I feel like I am going crazy with this. I have tested a data pipeline on my standard compute cluster. I am loading new files as batch from a Google Cloud Storage bucket. Autoloader works exactly as expected from my notebook on my compute cluster. Then, I simply used this notebook as a first task in a workflow using a new job cluster. In order to test this pipeline as a workflow I first removed all checkpoint files and directories before starting the run using this command.
dbutils.fs.rm(checkpoint_path, True)
For some reason, the code works perfectly when testing, but in workflows, I get "streaming stopped" and no data from autoloader. Here is my config for autoloader:
file_path = "gs://raw_zone_twitter"
table_name = f"twitter_data_autoloader"
checkpoint_path = f"/tmp/_checkpoint/twitter_checkpoint"

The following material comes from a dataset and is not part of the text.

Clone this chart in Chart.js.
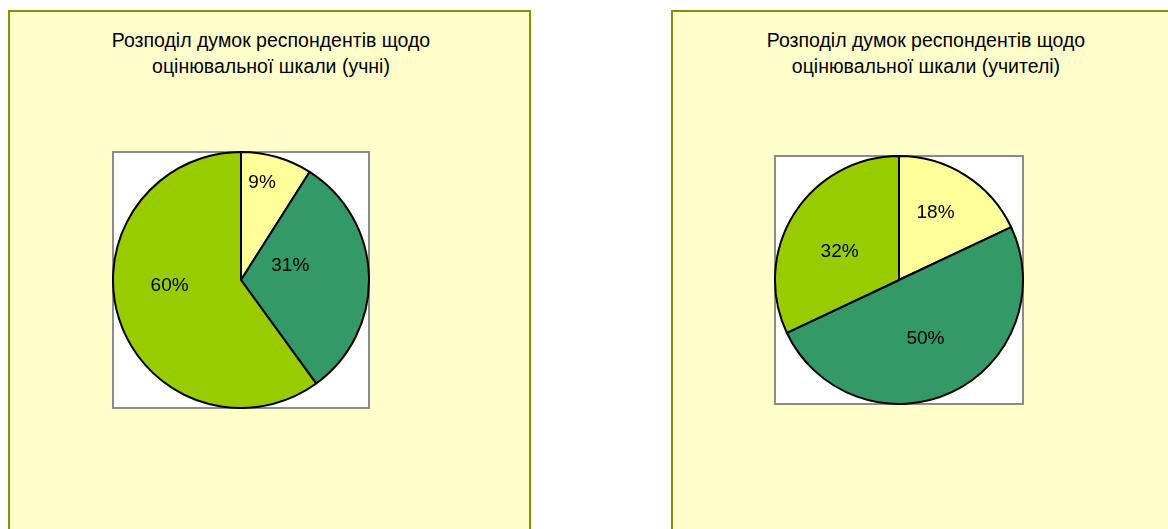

spark.sql(f"DROP TABLE IF EXISTS {table_name}")
query = (spark.readStream
.format("cloudFiles")
.option("cloudFiles.format", "text")
.option("cloudFiles.schemaLocation", checkpoint_path)
.load(file_path)
.withColumn("filePath", input_file_name())
.writeStream
.option("checkpointLocation", checkpoint_path)
.trigger(once=True)
.toTable(table_name))
When running this as a workflow I see that the checkpoint directory is created, but there is no data inside.
The code between testing on my compute cluster, and the task in my workflow is exactly the same (same notebook), so I really have no idea why autoloader is not working within my workflow...
To confirm, I am using the same IAM service account for both my compute cluster and my job cluster.